You are in the Spirit because the Spirit of God lives in you. And that is why there is now no condemnation; for it is the Spirit of the one who raised Christ from the dead that dwells within you, as the promise that just as Jesus was able to journey through death, through betrayal, through the consequences of human sin laid upon him and be brought out the other side by the Spirit of God, so that same Spirit is in you, to the same end. Just as Jesus lived in the flesh and died but triumphed by the power of the Spirit of God, so you will triumph by that same power.

If you are in the Spirit – if the Spirit is in you.

Paul ‘in the flesh’ or ‘in the spirit’ here is, in a way, an echo back to his assertion in chapter six that you get to choose your master – to be mastered by sin, or to serve righteousness. You recall that he ended that passage by saying that the wages of sin is death, but the free gift of God is eternal life in Christ Jesus. Here he echoes the same idea in different language – to be set upon the way of the flesh (that is, to live as if you did not have any knowledge of, or the presence of, the Spirit of God) is to choose the end of flesh – and we all know that the end of all flesh is death.

But to be set upon the way of the Spirit of God within you is to receive the free gift of eternal life – for that Spirit raised Jesus and will do the same for you.

Interwoven into these image is Paul’s sort of pseudo-legalist argument for just how this works. God saved us, he writes, by sending his own Son in the likeness of sinful flesh, and to deal with sin, he condemned sin in the flesh, so that the just requirement of the law might be fulfilled in us, who walk not according to the flesh but according to the Spirit

God, sending Jesus to live a fully human life and die a fully human death, condemned sin so that the just requirement of the law might be fulfilled in us.

Here, once more, I feel as if Paul is reaching for ideas that are just outside of the reach of language; though the words have the vocabulary of the legal system they seem to use it impressionistically – as you might expect of a Rabbi.
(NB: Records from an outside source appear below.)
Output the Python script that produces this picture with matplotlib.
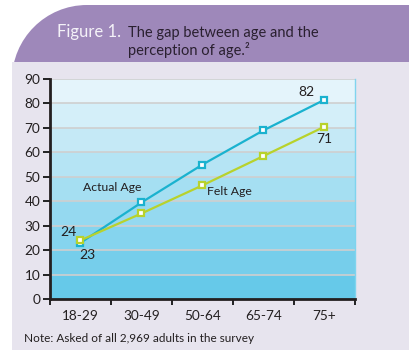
import numpy as np
import matplotlib.pyplot as plt
from matplotlib.path import Path
from matplotlib.patches import PathPatch, Rectangle
from matplotlib.colors import to_rgb

plt.rcParams['font.family'] = ['Lato', 'DejaVu Sans']

age_groups = ["18-29", "30-49", "50-64", "65-74", "75+"]
actual_age = [23, 39.5, 55, 69, 81.5]
felt_age = [24, 35, 46.5, 58.5, 70.5]
y_ticks = [0, 10, 20, 30, 40, 50, 60, 70, 80, 90]

W, H = 410, 355
fig = plt.figure(figsize=(W / 100, H / 100), dpi=100)

# background panel in pixel coords
bg = fig.add_axes([0, 0, 1, 1])
bg.set_xlim(0, W)
bg.set_ylim(H, 0)
bg.axis("off")

r = 75
x0, y0, x1, y1 = 12, 5, 415, 350
k = 0.5523
verts = [(x0, y1), (x0, y0 + r),
         (x0, y0 + r - k * r), (x0 + r - k * r, y0), (x0 + r, y0),
         (x1, y0), (x1, y1), (x0, y1)]
codes = [Path.MOVETO, Path.LINETO, Path.CURVE4, Path.CURVE4, Path.CURVE4,
         Path.LINETO, Path.LINETO, Path.CLOSEPOLY]
bg.add_patch(PathPatch(Path(verts, codes), facecolor="#9e88ba", edgecolor="none"))
bg.add_patch(Rectangle((x0, 62), x1 - x0, y1 - 62, facecolor="#e7e4ee", edgecolor="none"))

bg.text(57, 37, "Figure 1.", fontsize=12, color="#f4f2f8", va="baseline", ha="left")
bg.text(128, 37, "The gap between age and the", fontsize=10.5, color="#2a2030", va="baseline")
bg.text(128, 55, "perception of age.\u00b2", fontsize=10.5, color="#2a2030", va="baseline")
bg.text(24, 342, "Note: Asked of all 2,969 adults in the survey", fontsize=8.5,
        color="#231f20", va="baseline")

# chart axes
ax = fig.add_axes([50 / W, 1 - 299 / H, (355 - 50) / W, (299 - 79) / H])
ax.set_xlim(-0.5, 4.5)
ax.set_ylim(0, 90)

top_c = np.array(to_rgb("#ecf7fc"))
bot_c = np.array(to_rgb("#5ec6e8"))
for i in range(9):
    t = (i + 0.5) / 9
    c = bot_c * (1 - t) + top_c * t
    ax.axhspan(i * 10, i * 10 + 10, facecolor=c, edgecolor="none", zorder=0)
for yv in y_ticks[1:]:
    ax.axhline(yv, color="#cfcfcf", lw=1.2, zorder=1)

x = np.arange(len(age_groups))
ax.plot(x, actual_age, color="#1ab2cf", lw=1.6, marker="s", ms=5,
        mfc="white", mec="#1ab2cf", mew=1.6, zorder=3)
ax.plot(x, felt_age, color="#b8d22c", lw=1.6, marker="s", ms=5,
        mfc="white", mec="#b8d22c", mew=1.6, zorder=4)

ax.text(0.04, 45.5, "Actual Age", fontsize=8.8, color="#231f20", ha="left", va="center")
ax.text(2.08, 44, "Felt Age", fontsize=8.8, color="#231f20", ha="left", va="center")
ax.text(-0.2, 27.5, "24", fontsize=10, color="#231f20", ha="center", va="center")
ax.text(0.12, 18, "23", fontsize=10, color="#231f20", ha="center", va="center")
ax.text(3.7, 84.5, "82", fontsize=10, color="#231f20", ha="center", va="center")
ax.text(4.0, 65.5, "71", fontsize=10, color="#231f20", ha="center", va="center")

ax.set_yticks(y_ticks)
ax.set_yticklabels([str(v) for v in y_ticks], fontsize=9.8, color="#231f20")
ax.set_xticks(x)
ax.set_xticklabels(age_groups, fontsize=9.8, color="#231f20")
ax.set_xticks(np.arange(-0.5, 5, 1), minor=True)
ax.tick_params(axis="x", which="major", length=0, pad=8)
ax.tick_params(axis="x", which="minor", length=4, width=1.2, direction="out")
ax.tick_params(axis="y", length=5, width=1.2, direction="out", pad=2)

for s in ["left", "bottom"]:
    ax.spines[s].set_linewidth(2)
    ax.spines[s].set_color("#231f20")
ax.spines["top"].set_visible(False)
ax.spines["right"].set_color("#7fd4ee")
ax.spines["right"].set_linewidth(1)

fig.savefig("out.png", dpi=100)
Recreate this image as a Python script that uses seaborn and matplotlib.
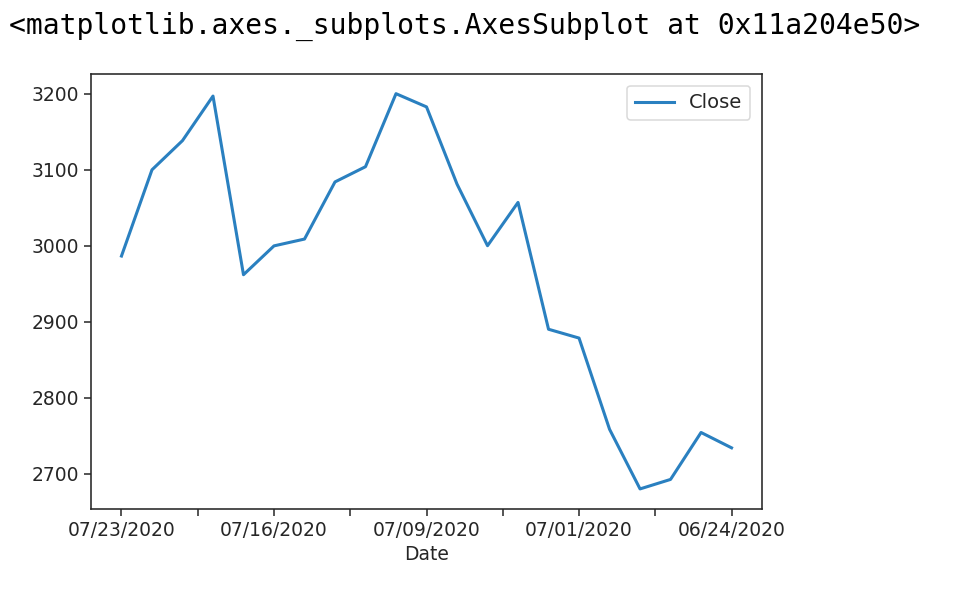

Sometime this is described as Jesus dying to take the penalty for our sin, so that justice would be done – maybe that’s a helpful image, though I have to admit I struggle with it, for it paints a very punitive picture of a God who insists on the death penalty for sin, but is willing to allow the wrong person to stand condemned, a strange image of justice.

I find more helpful the language we use of baptism – do you not know that all who have been baptised into Jesus have been baptised into his death. That Jesus’ death is an invitation for us to join, that the wages of sin can be rightly paid as we die, each of us; but joining with Jesus in his death, we also share in his resurrection, we also share in the gift of the Spirit of God who raised him from the dead, and in whom we now live and walk.

However it works, Paul’s claim, at least, is clear: we are in Christ Jesus, we are the Spirit for the Spirit is in us, and there is no condemnation.

Instead there is an invitation, a challenge.

To set our hearts and minds on the things of the Spirit – the Spirit of God. Not setting our eyes on the heavenly realms and ignoring the physical, but setting our eyes on the things of the Spirit of God. The God of the Kingdom. The God who cries out for justice. The God who longs that all would come to know Jesus and be reconciled.

Seek first the kingdom of God, Jesus said, and – not the rest doesn’t matter, but the rest will follow. Set your life on the way of the Spirit of the living, loving God, and the rest will follow.